Democracies provide best environment for emerging market returns
Ross Cameron of Northcape Capital says a shift away from democracy damages a whole range of checks and balances, and typically hurts investor returns
- Featuring: Ross Cameron
- February 11, 2025 February 11, 2025
- 13:01
- From: Northcape Capital
(Runtime: 5:00. Read the audio transcript.)
Investors should gauge commitment to democracy when assessing investment opportunities in emerging markets (EM), says Ross Cameron, portfolio advisor and analyst at Northcape Capital.
He said investments tend to flourish in democratic environments.
“When you see a shift away from democracy, this damages a whole range of checks and balances, and it typically hurts investor returns,” Cameron said. “So I think that’s one lens [with which] to look at the EM classes.
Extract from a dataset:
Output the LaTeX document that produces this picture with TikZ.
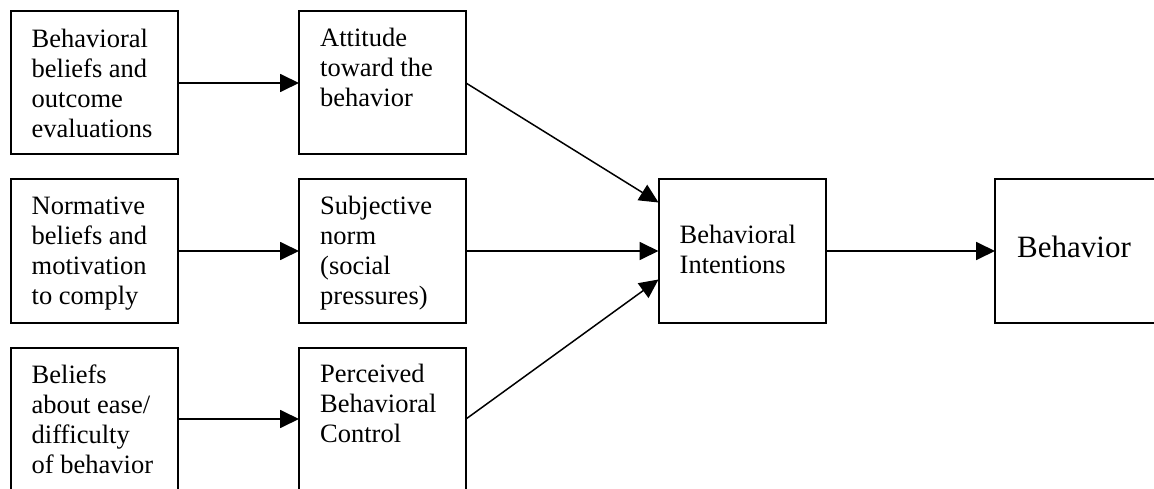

Pivot towards democracies, preferably those that have a vibrant domestic free press.”
He cited Thailand, whose 2019 election was widely deemed to have been fraudulent, as an example of how deteriorating democratic ideals can lead to negative impacts for investors.
The world is becoming increasingly polarized into rival trading blocs led by the U.S. and China — countries with opposite views of democratic principles.
“There will be winners and losers in that,” he said, suggesting that companies associated with the Chinese trading bloc will have a harder time generating strong returns for long-term investors.
“As an investor, you want to seek out countries that are exposed to the U.S. trading bloc.”
In this polarized environment, he likes U.S.-friendly countries like the Philippines, Poland, Brazil, Taiwan, South Korea, and especially India and Mexico.
Despite Indian Prime Minister Narendra Modi’s faring less well than expected in recent elections, the forming of a coalition government signals India’s commitment to democracy and portends the introduction of social programs that will improve the lives of its poorest citizens.
“[This would be] a positive tailwind for consumption in that country,” he said. “I think the economy is still resilient. We’re looking still at 5%-plus GDP growth this year. Very few countries in the world are going to deliver that kind of GDP growth.”
And Indian companies continue to demonstrate they are excellent allocators of capital, he said.
“They earn very high returns on capital. They are efficient in terms of their capital expenditure, and ultimately, shareholder value creation,” he said.
As for Mexico, Cameron said it looks extremely attractive following the sell-off of the Mexican peso last year.
“Mexican stocks look historically cheap, trading on two standard deviations below their average PE,” he said.
And the “bluster” about tariffs notwithstanding, he said the U.S. relies on Mexico for its supply chain, and as a manufacturing counterweight to China. It has a pragmatic president in Claudia Sheinbaum, and a base of high-quality companies.
“Investors that can take a two- or three-year view, buying now, are going to make money on the stocks themselves as depressed valuation multiples probably normalize,” he said. “And I think there’s an opportunity to make money on the currency as well with the peso being so cheap currently.”
Beyond India and Mexico, Cameron said there are opportunities in a number of emerging-market sectors including technology (health care and computer chips) and listed infrastructure (airports and toll roads). And with growing populations and rising incomes, emerging markets offer many opportunities in consumer goods and consumption sectors.
One example is BDO Unibank, Inc., in the Philippines, where despite a large, young and increasingly skilled population, credit penetration is extremely low.
“We’ve got this opportunity for a long period of strong credit growth,” he said. “And valuations are extremely compelling. We can buy this bank — even with a strong return on equity and this very strong credit growth — for less than 10 times forward earnings.”
Cameron said investing in emerging markets makes sense from a diversification standpoint, especially given U.S. stocks are more expensive than they’ve ever been. Emerging markets, by comparison, look historically cheap.
“If we see a world where the U.S. dollar stops appreciating, maybe even moves into a bear market, then investors should be very careful with being overweight U.S. stocks in that environment,” he said.
“Having exposure to EM — particularly a selective exposure to high-quality sovereigns that are not tied into global trade, [and] that are driven by structural growth, whether it be domestic consumption or technological innovation — I think is a very appropriate positioning.”